● Goal: Retype the stretch of lines that starts at the line containing "Reproduce this chart with matplotlib." and ends at the line containing "import matplotlib.pyplot as plt", inclusive. Do not include pictures.

● Data records:
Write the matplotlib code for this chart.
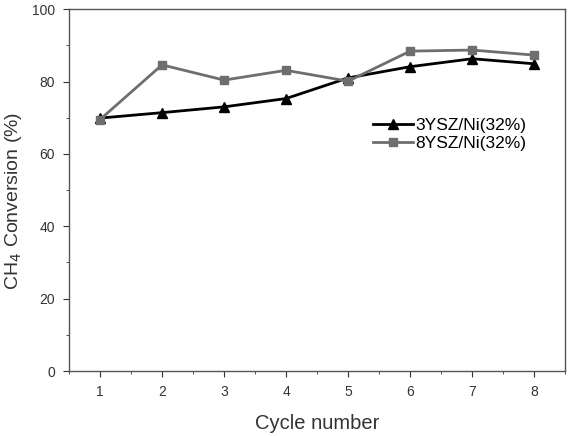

--

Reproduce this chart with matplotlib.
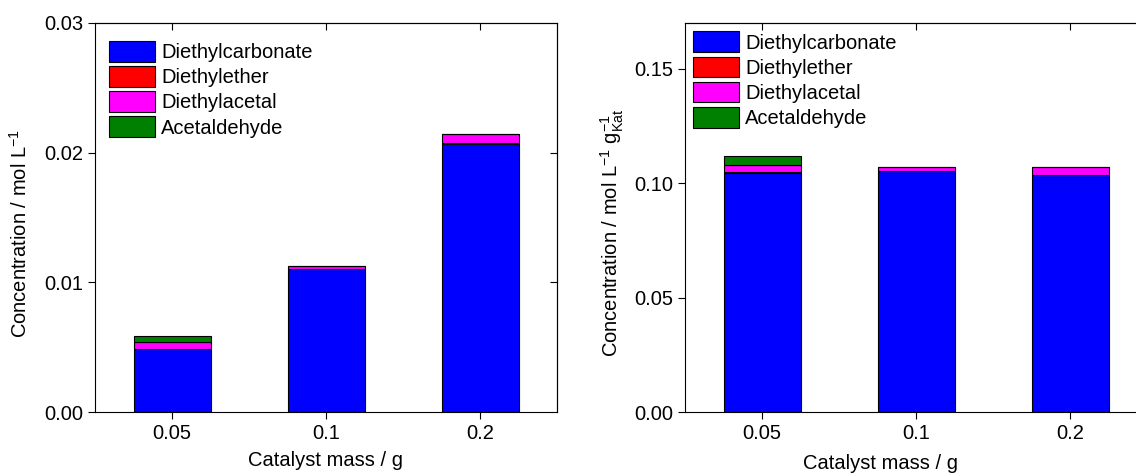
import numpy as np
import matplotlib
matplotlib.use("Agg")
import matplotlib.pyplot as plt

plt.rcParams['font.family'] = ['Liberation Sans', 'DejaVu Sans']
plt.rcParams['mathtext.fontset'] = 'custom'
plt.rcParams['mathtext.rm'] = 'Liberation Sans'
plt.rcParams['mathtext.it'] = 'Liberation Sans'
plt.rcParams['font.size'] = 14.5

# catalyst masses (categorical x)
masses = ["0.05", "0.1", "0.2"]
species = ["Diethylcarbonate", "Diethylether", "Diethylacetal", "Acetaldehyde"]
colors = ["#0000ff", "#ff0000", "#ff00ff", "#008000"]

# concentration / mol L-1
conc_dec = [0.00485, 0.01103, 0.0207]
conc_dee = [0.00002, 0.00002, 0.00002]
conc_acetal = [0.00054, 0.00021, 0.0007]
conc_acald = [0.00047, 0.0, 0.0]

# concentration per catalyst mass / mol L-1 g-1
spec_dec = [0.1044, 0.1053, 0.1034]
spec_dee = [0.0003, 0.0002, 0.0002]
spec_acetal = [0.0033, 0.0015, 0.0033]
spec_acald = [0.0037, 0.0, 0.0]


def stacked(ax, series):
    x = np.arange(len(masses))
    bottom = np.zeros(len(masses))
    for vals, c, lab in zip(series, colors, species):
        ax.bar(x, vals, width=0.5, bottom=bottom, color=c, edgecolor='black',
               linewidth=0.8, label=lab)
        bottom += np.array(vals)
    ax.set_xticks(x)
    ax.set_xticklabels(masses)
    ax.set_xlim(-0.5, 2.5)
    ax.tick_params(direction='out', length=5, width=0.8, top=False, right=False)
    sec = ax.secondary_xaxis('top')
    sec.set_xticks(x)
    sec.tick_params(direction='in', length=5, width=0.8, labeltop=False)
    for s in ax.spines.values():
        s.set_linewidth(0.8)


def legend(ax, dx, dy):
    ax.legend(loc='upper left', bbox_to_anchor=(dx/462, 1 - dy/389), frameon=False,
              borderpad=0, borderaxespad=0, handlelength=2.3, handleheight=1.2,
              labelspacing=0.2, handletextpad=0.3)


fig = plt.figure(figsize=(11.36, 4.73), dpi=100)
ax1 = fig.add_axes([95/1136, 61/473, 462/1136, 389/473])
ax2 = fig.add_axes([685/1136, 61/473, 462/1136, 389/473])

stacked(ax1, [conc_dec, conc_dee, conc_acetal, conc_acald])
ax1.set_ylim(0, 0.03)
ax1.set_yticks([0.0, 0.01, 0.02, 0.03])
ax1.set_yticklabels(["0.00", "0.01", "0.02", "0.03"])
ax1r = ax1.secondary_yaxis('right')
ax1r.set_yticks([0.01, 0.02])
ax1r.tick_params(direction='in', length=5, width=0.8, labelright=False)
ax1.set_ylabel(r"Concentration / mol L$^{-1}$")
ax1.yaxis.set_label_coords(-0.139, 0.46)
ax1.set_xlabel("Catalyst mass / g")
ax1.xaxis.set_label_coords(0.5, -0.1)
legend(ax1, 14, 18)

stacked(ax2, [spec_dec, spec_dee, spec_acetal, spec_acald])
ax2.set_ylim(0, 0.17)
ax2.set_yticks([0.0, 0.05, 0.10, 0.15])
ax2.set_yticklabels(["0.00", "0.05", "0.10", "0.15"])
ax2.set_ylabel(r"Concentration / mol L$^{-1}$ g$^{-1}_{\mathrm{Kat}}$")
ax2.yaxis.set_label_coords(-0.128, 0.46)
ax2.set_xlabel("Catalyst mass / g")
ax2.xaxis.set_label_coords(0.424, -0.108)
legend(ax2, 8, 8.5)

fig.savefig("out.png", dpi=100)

==

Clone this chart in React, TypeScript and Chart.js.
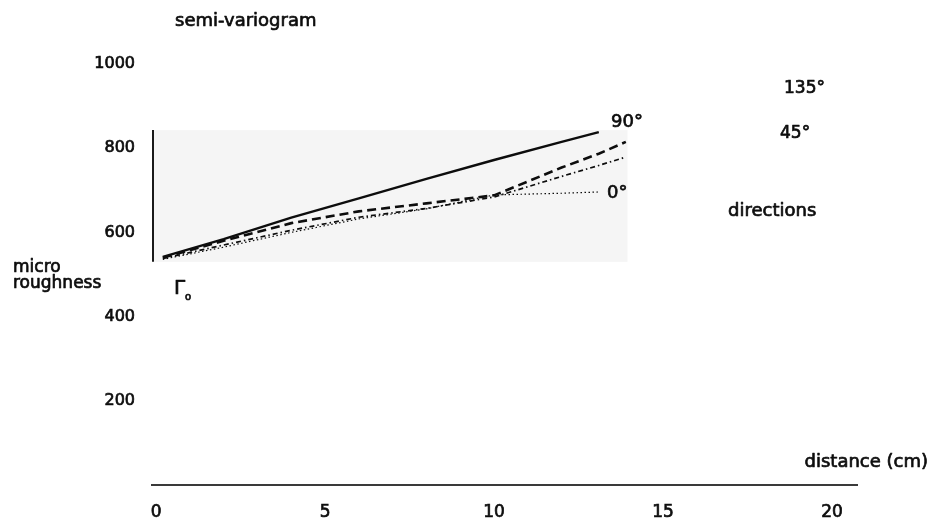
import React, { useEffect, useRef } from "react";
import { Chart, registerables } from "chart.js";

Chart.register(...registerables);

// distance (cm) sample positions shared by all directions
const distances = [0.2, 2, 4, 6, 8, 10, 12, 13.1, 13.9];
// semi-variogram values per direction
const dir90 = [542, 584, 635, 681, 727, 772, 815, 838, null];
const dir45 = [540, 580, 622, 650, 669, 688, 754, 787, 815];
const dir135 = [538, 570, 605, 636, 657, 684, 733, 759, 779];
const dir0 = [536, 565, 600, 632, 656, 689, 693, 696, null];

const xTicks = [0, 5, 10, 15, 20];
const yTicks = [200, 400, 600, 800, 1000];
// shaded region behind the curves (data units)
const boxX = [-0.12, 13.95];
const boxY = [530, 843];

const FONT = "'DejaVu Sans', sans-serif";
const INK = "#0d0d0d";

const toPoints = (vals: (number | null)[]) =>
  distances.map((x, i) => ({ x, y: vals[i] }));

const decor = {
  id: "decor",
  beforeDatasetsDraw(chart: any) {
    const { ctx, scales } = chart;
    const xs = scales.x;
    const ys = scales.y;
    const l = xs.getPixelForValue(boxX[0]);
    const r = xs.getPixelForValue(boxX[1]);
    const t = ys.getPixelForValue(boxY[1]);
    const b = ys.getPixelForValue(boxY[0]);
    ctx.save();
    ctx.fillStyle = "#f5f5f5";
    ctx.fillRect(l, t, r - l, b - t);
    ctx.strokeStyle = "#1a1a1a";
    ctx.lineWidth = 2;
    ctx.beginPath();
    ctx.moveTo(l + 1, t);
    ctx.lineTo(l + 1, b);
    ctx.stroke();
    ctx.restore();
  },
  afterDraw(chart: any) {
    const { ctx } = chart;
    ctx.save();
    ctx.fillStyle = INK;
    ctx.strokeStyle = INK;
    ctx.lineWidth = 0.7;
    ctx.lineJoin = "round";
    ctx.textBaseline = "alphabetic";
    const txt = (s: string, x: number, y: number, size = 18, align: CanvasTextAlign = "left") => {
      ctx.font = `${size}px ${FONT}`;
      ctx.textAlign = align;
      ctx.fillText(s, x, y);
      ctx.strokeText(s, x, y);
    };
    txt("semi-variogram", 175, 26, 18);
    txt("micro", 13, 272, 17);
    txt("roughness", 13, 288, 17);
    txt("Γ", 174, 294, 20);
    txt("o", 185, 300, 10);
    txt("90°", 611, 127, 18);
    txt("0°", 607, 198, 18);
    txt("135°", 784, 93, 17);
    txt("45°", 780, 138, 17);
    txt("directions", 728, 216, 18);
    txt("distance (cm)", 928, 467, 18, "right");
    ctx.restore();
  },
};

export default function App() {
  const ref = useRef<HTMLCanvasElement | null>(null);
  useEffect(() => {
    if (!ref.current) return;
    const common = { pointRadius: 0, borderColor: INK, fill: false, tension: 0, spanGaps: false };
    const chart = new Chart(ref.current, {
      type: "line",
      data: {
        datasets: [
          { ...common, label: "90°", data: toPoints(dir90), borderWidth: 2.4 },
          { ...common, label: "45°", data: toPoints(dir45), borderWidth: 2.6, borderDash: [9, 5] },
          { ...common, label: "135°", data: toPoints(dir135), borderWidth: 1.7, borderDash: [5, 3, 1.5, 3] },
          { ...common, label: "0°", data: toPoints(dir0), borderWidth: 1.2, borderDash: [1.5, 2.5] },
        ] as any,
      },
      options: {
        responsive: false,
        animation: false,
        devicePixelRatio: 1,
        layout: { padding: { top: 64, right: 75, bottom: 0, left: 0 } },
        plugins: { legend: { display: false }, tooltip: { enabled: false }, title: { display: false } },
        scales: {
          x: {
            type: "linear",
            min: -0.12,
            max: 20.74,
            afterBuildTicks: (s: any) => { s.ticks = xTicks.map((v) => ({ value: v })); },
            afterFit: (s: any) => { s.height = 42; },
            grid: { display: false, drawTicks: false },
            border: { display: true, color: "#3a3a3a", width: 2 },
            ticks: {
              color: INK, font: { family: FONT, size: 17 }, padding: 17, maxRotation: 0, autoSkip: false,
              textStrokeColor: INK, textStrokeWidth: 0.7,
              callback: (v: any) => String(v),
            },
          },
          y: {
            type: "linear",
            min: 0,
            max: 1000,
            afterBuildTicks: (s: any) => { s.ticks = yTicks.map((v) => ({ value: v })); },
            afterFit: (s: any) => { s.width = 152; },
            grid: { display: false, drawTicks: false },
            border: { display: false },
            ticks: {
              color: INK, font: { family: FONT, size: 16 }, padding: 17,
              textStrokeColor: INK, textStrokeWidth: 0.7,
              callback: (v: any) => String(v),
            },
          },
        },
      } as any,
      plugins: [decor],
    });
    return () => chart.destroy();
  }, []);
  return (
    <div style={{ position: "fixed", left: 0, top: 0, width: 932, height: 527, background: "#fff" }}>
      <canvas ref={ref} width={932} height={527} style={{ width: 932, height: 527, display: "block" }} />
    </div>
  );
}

● Reply:
Reproduce this chart with matplotlib.
import numpy as np
import matplotlib
matplotlib.use("Agg")
import matplotlib.pyplot as plt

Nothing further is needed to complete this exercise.